**DIRECTION**
Your copy should hold exactly the lines from the one containing "Generate a Python" to the one containing "from matplotlib.lines import Line2D", inclusive, with no pictures.

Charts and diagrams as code
____
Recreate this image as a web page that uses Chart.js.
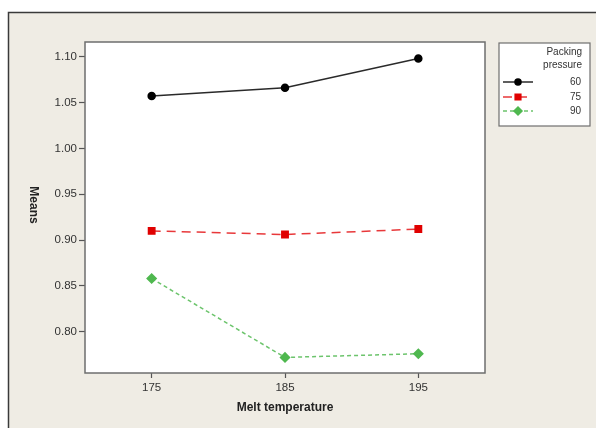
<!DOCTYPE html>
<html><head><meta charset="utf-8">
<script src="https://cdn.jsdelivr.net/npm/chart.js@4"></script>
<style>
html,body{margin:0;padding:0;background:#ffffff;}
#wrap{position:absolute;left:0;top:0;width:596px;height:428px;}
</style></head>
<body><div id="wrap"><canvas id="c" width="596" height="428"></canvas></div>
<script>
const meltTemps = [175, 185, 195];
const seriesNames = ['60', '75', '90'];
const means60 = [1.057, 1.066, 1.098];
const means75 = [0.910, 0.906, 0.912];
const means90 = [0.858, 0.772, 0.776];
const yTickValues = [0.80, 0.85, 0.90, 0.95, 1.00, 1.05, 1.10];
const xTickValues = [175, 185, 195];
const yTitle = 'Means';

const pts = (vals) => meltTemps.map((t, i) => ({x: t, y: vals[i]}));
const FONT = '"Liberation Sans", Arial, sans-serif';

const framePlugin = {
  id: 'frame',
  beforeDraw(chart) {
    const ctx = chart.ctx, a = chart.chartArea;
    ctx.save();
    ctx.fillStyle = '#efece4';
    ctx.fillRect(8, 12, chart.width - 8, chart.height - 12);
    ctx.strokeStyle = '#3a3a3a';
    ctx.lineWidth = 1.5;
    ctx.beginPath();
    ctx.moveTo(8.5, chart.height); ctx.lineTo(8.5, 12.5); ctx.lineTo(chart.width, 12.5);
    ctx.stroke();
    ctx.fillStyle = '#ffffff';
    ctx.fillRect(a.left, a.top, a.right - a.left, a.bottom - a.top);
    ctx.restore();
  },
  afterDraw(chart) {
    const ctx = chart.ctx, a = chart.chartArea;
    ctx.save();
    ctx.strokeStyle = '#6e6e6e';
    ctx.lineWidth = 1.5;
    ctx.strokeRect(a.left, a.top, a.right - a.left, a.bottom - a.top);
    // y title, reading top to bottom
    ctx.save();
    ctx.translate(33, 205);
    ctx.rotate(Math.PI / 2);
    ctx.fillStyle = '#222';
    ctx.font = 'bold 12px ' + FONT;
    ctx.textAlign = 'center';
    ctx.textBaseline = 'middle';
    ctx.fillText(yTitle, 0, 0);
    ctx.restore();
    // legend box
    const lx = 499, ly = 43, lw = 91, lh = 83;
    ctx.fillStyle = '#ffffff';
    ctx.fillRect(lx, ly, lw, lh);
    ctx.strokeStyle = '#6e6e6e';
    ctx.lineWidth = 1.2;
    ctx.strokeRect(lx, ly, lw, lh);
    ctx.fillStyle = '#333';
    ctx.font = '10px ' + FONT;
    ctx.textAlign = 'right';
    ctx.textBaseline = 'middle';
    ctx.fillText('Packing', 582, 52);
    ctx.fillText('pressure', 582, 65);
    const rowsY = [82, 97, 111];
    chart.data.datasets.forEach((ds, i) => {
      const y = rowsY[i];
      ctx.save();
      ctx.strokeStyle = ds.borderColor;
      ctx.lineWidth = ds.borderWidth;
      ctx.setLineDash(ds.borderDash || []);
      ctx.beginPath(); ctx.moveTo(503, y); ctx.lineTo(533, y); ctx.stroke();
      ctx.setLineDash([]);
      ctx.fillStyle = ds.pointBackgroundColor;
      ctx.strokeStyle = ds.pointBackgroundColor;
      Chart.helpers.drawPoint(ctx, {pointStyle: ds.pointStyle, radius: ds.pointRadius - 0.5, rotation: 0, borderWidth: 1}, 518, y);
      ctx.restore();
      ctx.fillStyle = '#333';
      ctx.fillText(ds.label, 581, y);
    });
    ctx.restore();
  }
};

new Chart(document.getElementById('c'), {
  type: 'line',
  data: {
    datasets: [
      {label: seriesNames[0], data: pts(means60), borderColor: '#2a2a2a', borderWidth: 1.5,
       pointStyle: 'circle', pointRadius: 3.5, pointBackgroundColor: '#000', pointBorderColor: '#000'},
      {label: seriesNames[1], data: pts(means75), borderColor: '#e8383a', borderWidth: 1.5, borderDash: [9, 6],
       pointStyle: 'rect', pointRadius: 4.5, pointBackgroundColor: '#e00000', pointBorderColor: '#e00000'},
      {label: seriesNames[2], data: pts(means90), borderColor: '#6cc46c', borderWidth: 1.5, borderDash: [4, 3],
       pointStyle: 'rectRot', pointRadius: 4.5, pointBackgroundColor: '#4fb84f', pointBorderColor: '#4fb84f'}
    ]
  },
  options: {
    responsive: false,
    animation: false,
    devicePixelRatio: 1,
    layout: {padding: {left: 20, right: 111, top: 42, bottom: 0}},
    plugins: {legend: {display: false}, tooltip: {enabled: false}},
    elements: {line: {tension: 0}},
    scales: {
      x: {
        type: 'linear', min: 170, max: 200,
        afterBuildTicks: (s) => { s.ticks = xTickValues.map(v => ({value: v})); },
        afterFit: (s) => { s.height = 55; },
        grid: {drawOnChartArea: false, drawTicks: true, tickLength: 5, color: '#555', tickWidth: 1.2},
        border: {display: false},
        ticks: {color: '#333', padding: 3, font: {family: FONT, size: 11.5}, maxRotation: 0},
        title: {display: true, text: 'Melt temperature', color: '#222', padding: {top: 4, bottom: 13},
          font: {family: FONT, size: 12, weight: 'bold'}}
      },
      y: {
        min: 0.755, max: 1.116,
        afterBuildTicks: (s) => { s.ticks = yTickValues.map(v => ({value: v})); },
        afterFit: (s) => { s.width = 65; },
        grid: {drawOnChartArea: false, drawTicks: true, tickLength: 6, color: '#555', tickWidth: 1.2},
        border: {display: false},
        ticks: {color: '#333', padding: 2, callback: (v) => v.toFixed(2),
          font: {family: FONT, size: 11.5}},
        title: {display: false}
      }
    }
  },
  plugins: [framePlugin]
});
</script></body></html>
____
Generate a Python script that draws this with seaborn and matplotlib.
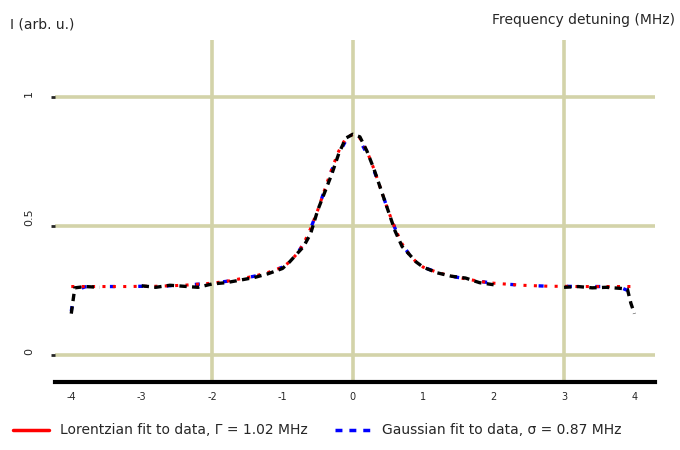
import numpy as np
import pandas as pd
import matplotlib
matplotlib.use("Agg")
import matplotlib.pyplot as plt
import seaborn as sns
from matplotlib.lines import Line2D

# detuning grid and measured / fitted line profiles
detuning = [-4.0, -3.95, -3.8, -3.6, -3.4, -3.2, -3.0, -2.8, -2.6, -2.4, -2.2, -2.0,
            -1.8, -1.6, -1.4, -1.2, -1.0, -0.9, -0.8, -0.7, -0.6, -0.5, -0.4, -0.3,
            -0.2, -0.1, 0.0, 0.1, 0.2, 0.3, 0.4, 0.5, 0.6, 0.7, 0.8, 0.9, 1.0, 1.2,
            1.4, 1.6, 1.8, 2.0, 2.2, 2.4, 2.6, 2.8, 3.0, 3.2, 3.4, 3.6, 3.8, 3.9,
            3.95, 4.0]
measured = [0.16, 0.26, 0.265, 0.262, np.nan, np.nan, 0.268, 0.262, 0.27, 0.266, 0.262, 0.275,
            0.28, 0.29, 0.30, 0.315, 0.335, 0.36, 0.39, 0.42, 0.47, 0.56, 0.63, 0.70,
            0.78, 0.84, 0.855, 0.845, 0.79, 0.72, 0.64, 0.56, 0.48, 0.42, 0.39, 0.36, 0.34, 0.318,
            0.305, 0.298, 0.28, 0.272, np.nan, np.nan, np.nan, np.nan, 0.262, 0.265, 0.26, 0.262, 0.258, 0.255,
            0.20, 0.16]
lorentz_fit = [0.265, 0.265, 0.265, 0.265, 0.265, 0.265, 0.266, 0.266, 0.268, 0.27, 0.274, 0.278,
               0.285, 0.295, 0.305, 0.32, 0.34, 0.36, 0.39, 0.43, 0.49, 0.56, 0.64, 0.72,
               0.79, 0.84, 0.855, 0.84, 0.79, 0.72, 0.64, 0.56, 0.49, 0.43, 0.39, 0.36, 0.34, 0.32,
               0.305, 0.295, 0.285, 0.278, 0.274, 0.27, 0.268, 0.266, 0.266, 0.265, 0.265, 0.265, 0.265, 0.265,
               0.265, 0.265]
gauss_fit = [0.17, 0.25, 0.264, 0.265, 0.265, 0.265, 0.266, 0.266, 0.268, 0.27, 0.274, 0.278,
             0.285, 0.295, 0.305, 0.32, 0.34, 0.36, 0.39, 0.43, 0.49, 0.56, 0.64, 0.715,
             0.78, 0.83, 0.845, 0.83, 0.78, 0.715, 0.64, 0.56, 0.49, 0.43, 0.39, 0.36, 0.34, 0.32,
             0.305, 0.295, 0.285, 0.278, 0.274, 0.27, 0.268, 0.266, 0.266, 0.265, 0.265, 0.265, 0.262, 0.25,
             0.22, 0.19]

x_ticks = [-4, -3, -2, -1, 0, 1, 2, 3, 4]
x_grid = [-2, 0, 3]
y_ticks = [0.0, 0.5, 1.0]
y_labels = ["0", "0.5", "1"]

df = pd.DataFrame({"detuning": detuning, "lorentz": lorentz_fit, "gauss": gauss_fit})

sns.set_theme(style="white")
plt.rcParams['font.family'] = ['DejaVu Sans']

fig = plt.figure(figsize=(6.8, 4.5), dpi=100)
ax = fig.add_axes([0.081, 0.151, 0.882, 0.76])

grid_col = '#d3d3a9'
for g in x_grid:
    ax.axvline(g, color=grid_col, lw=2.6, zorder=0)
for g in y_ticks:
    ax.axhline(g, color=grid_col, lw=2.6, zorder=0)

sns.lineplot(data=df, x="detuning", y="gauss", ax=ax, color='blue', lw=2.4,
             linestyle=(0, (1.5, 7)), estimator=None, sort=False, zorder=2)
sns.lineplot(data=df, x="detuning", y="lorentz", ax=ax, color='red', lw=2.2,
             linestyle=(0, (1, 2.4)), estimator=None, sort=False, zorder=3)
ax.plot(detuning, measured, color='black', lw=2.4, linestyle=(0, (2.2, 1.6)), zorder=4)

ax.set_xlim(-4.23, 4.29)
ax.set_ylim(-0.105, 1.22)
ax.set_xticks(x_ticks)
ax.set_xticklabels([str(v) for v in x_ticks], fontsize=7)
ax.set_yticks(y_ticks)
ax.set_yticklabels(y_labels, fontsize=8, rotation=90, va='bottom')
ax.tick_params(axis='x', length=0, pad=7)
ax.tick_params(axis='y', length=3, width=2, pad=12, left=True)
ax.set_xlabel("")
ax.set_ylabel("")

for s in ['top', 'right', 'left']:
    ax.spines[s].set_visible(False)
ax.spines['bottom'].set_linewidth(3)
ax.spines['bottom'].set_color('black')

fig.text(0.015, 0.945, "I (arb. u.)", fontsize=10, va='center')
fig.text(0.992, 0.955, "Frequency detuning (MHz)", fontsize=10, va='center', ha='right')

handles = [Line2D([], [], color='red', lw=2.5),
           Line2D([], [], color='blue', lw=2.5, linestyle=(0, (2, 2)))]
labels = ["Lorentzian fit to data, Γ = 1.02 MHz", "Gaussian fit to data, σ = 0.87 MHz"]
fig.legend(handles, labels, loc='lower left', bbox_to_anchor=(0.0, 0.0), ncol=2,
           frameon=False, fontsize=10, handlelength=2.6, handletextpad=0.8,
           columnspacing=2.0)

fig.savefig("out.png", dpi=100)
____
**FULL ANSWER**
Generate a Python script that draws this with seaborn and matplotlib.
import numpy as np
import pandas as pd
import matplotlib
matplotlib.use("Agg")
import matplotlib.pyplot as plt
import seaborn as sns
from matplotlib.lines import Line2D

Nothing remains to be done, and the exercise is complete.